THE TASK:
Copy the lines of the data below exactly, starting at the first and stopping after the line that contains "ages = [5, 6, 8, 9, 10, 11, 14]"; include no pictures.

INFORMATION SUPPLIED:
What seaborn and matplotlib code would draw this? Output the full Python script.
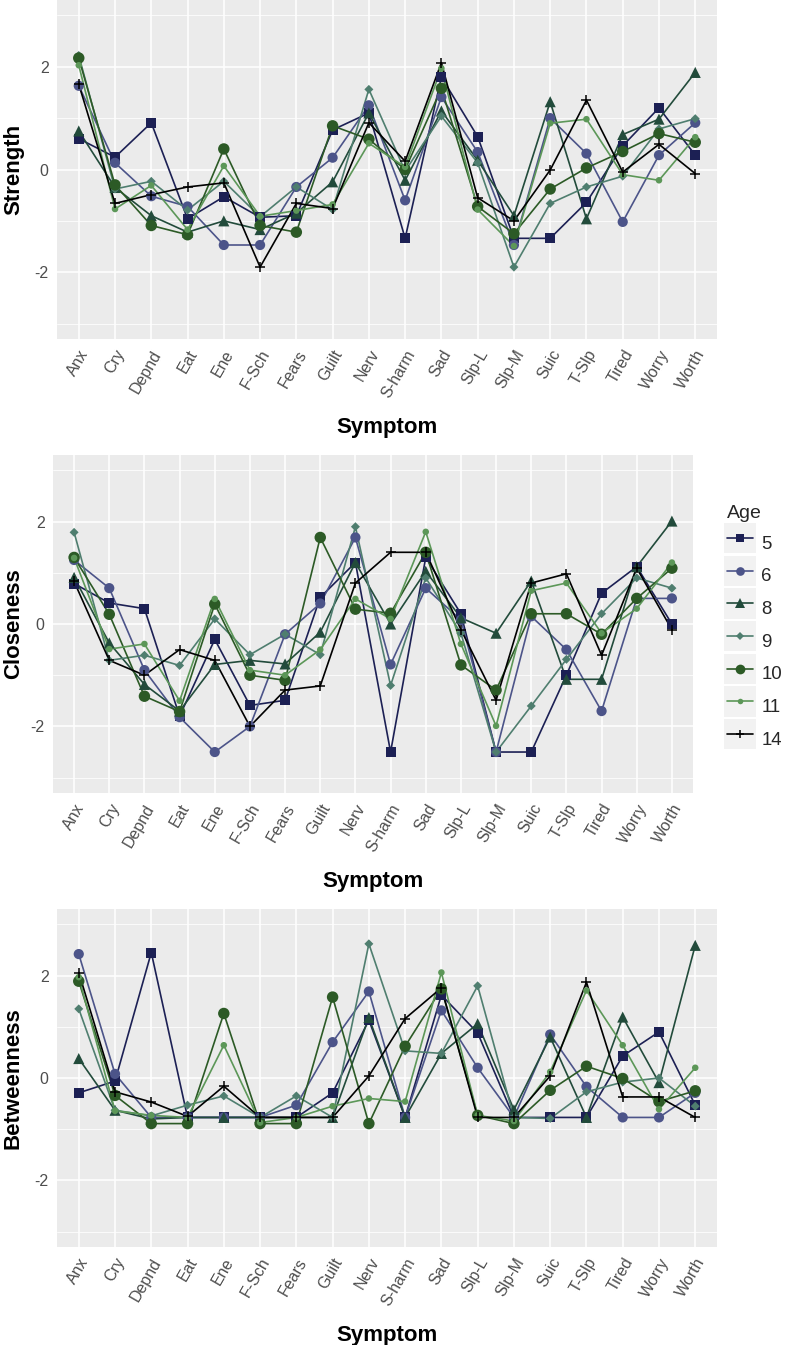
import matplotlib
matplotlib.use("Agg")
import matplotlib.pyplot as plt
import seaborn as sns
import pandas as pd
from matplotlib.lines import Line2D
from matplotlib.patches import Rectangle
from matplotlib.legend_handler import HandlerLine2D

# ---------------- data ----------------
symptoms = ["Anx", "Cry", "Depnd", "Eat", "Ene", "F-Sch", "Fears", "Guilt", "Nerv",
            "S-harm", "Sad", "Slp-L", "Slp-M", "Suic", "T-Slp", "Tired", "Worry", "Worth"]
ages = [5, 6, 8, 9, 10, 11, 14]

strength = {
    5:  [0.60, 0.24, 0.91, -0.96, -0.53, -0.93, -0.90, 0.77, 1.10, -1.34, 1.80, 0.64, -1.34, -1.34, -0.64, 0.46, 1.20, 0.28],
    6:  [1.63, 0.13, -0.52, -0.72, -1.47, -1.47, -0.34, 0.23, 1.25, -0.60, 1.41, 0.34, -1.47, 1.00, 0.31, -1.02, 0.28, 0.91],
    8:  [0.75, -0.35, -0.90, -1.22, -1.00, -1.17, -0.85, -0.24, 1.10, -0.21, 1.14, 0.18, -0.90, 1.32, -0.96, 0.68, 0.98, 1.89],
    9:  [2.22, -0.38, -0.23, -0.79, -0.23, -0.92, -0.34, -0.78, 1.56, -0.03, 1.04, 0.13, -1.90, -0.66, -0.34, -0.13, 0.79, 0.99],
    10: [2.17, -0.30, -1.09, -1.27, 0.40, -1.09, -1.22, 0.85, 0.59, 0.00, 1.58, -0.72, -1.25, -0.38, 0.03, 0.35, 0.70, 0.53],
    11: [2.03, -0.77, -0.31, -1.17, 0.07, -0.91, -0.80, -0.68, 0.51, 0.05, 1.97, -0.78, -1.49, 0.90, 0.98, -0.10, -0.21, 0.63],
    14: [1.66, -0.66, -0.49, -0.34, -0.26, -1.90, -0.66, -0.76, 0.91, 0.16, 2.08, -0.55, -1.00, -0.01, 1.35, -0.05, 0.49, -0.08],
}
closeness = {
    5:  [0.79, 0.41, 0.30, -1.80, -0.30, -1.59, -1.49, 0.52, 1.20, -2.50, 1.30, 0.20, -2.50, -2.50, -1.00, 0.60, 1.12, 0.00],
    6:  [1.25, 0.70, -0.90, -1.82, -2.50, -2.00, -0.20, 0.40, 1.69, -0.79, 0.70, 0.08, -2.50, 0.15, -0.50, -1.70, 0.50, 0.50],
    8:  [0.91, -0.37, -1.18, -1.70, -0.79, -0.71, -0.78, -0.16, 1.20, 0.00, 1.03, 0.12, -0.18, 0.84, -1.08, -1.08, 1.12, 2.01],
    9:  [1.79, -0.71, -0.61, -0.81, 0.10, -0.60, -0.20, -0.60, 1.90, -1.20, 0.90, -0.18, -2.50, -1.60, -0.69, 0.20, 0.90, 0.70],
    10: [1.30, 0.19, -1.41, -1.71, 0.39, -1.00, -1.10, 1.69, 0.29, 0.21, 1.40, -0.80, -1.29, 0.20, 0.20, -0.20, 0.50, 1.09],
    11: [1.29, -0.49, -0.39, -1.50, 0.49, -0.90, -1.00, -0.50, 0.49, 0.10, 1.80, -0.39, -1.99, 0.65, 0.80, -0.18, 0.30, 1.20],
    14: [0.83, -0.71, -1.00, -0.50, -0.71, -2.00, -1.29, -1.21, 0.80, 1.40, 1.40, -0.11, -1.49, 0.80, 0.98, -0.61, 1.09, -0.11],
}
betweenness = {
    5:  [-0.29, -0.06, 2.45, -0.77, -0.77, -0.77, -0.77, -0.29, 1.13, -0.77, 1.62, 0.88, -0.77, -0.77, -0.77, 0.43, 0.90, -0.53],
    6:  [2.42, 0.08, -0.77, -0.77, -0.77, -0.77, -0.53, 0.70, 1.69, -0.77, 1.32, 0.20, -0.77, 0.85, -0.17, -0.77, -0.77, -0.29],
    8:  [0.38, -0.63, -0.80, -0.77, -0.77, -0.77, -0.77, -0.77, 1.18, -0.77, 0.48, 1.06, -0.62, 0.80, -0.77, 1.19, -0.09, 2.59],
    9:  [1.35, -0.63, -0.74, -0.53, -0.35, -0.77, -0.35, -0.77, 2.62, 0.53, 0.48, 1.80, -0.77, -0.79, -0.27, -0.08, 0.00, -0.55],
    10: [1.89, -0.34, -0.89, -0.89, 1.26, -0.89, -0.89, 1.58, -0.89, 0.62, 1.74, -0.73, -0.89, -0.24, 0.23, -0.01, -0.46, -0.25],
    11: [1.97, -0.64, -0.73, -0.77, 0.64, -0.87, -0.77, -0.55, -0.40, -0.46, 2.06, -0.73, -0.84, 0.12, 1.71, 0.64, -0.61, 0.20],
    14: [2.06, -0.27, -0.47, -0.75, -0.16, -0.77, -0.77, -0.77, 0.04, 1.16, 1.76, -0.77, -0.77, 0.04, 1.87, -0.37, -0.37, -0.77],
}

# ---------------- styles ----------------
colors = {5: "#1c2054", 6: "#4c5489", 8: "#224b3b", 9: "#4f7e6f", 10: "#2c5a26", 11: "#5c9758", 14: "#000000"}
markers = {5: "s", 6: "o", 8: "^", 9: "D", 10: "o", 11: "o", 14: "+"}
msizes = {5: 52, 6: 54, 8: 64, 9: 21, 10: 68, 11: 22, 14: 44}

sns.set_theme(style="darkgrid")
plt.rcParams["font.family"] = ["Liberation Sans", "DejaVu Sans"]
plt.rcParams["axes.unicode_minus"] = False

W, H = 788, 1345
fig = plt.figure(figsize=(W / 100, H / 100), dpi=100)


def px_axes(left, top, right, bottom):
    return fig.add_axes([left / W, 1 - bottom / H, (right - left) / W, (bottom - top) / H])


def long_df(d):
    rows = []
    for a in ages:
        for s, v in zip(symptoms, d[a]):
            rows.append({"Symptom": s, "value": v, "Age": a})
    return pd.DataFrame(rows)


panels = [
    ("Strength", strength, (57, 0, 717, 339)),
    ("Closeness", closeness, (53, 455, 693, 793)),
    ("Betweenness", betweenness, (57, 909, 717, 1247)),
]

for title, data, box in panels:
    ax = px_axes(*box)
    ax.set_facecolor("#EBEBEB")
    df = long_df(data)
    for a in ages:
        sub = df[df["Age"] == a]
        sns.lineplot(data=sub, x="Symptom", y="value", color=colors[a], lw=1.2,
                     sort=False, estimator=None, legend=False, ax=ax)
    for a in ages:
        sub = df[df["Age"] == a]
        if markers[a] == "+":
            sns.scatterplot(data=sub, x="Symptom", y="value", marker="+", s=msizes[a],
                            color=colors[a], linewidth=1.1, legend=False, ax=ax, zorder=5)
        else:
            sns.scatterplot(data=sub, x="Symptom", y="value", marker=markers[a], s=msizes[a],
                            color=colors[a], edgecolor="none", linewidth=0, legend=False,
                            ax=ax, zorder=5)
    ax.set_xlim(-0.6, len(symptoms) - 0.4)
    ax.set_ylim(-3.3, 3.3)
    ax.set_yticks([-2, 0, 2])
    ax.set_yticks([-3, -1, 1, 3], minor=True)
    ax.grid(True, which="major", color="white", lw=1.1)
    ax.grid(True, which="minor", axis="y", color="white", lw=0.55)
    ax.tick_params(axis="both", which="major", length=4, width=1.0, color="#333333",
                   labelcolor="#4D4D4D", labelsize=11.5, pad=2)
    ax.tick_params(axis="both", which="minor", length=0)
    for sp in ax.spines.values():
        sp.set_visible(False)
    plt.setp(ax.get_xticklabels(), rotation=60, ha="right", va="top", rotation_mode="anchor")
    ax.set_xlabel("Symptom", fontsize=16, fontweight="bold", color="black", labelpad=12)
    ax.set_ylabel(title, fontsize=16, fontweight="bold", color="black")
    left, top, right, bottom = box
    ax.yaxis.set_label_coords((24 - left) / (right - left), 0.5)
    ax.set_axisbelow(True)


# ---------------- legend ----------------
class KeyHandler(HandlerLine2D):
    def create_artists(self, legend, orig_handle, xdescent, ydescent, width, height, fontsize, trans):
        arts = super().create_artists(legend, orig_handle, xdescent, ydescent, width, height, fontsize, trans)
        yc = (height - ydescent) / 2.0
        padx = 1.9
        rect = Rectangle((-xdescent - padx, yc - height / 2.0), width + 2 * padx, height,
                         facecolor="#F2F2F2", edgecolor="none", transform=trans)
        return [rect] + list(arts)


handles = [Line2D([], [], color=colors[a], lw=1.2, marker=markers[a],
                  markersize=msizes[a] ** 0.5 * 0.85,
                  markeredgewidth=(1.1 if markers[a] == "+" else 0)) for a in ages]
leg = fig.legend(handles, [str(a) for a in ages], title="Age", loc="upper left",
                 bbox_to_anchor=(727 / W, 1 - 505 / H), frameon=False,
                 fontsize=13.4, title_fontsize=14, handlelength=1.4, handleheight=2.14,
                 labelspacing=0.12, handletextpad=0.45, borderpad=0, borderaxespad=0,
                 alignment="left", handler_map={Line2D: KeyHandler()})
leg._legend_box.sep = 4

fig.savefig("out.png", dpi=100)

RESPONSE TO THIS EXERCISE:
What seaborn and matplotlib code would draw this? Output the full Python script.
import matplotlib
matplotlib.use("Agg")
import matplotlib.pyplot as plt
import seaborn as sns
import pandas as pd
from matplotlib.lines import Line2D
from matplotlib.patches import Rectangle
from matplotlib.legend_handler import HandlerLine2D

# ---------------- data ----------------
symptoms = ["Anx", "Cry", "Depnd", "Eat", "Ene", "F-Sch", "Fears", "Guilt", "Nerv",
            "S-harm", "Sad", "Slp-L", "Slp-M", "Suic", "T-Slp", "Tired", "Worry", "Worth"]
ages = [5, 6, 8, 9, 10, 11, 14]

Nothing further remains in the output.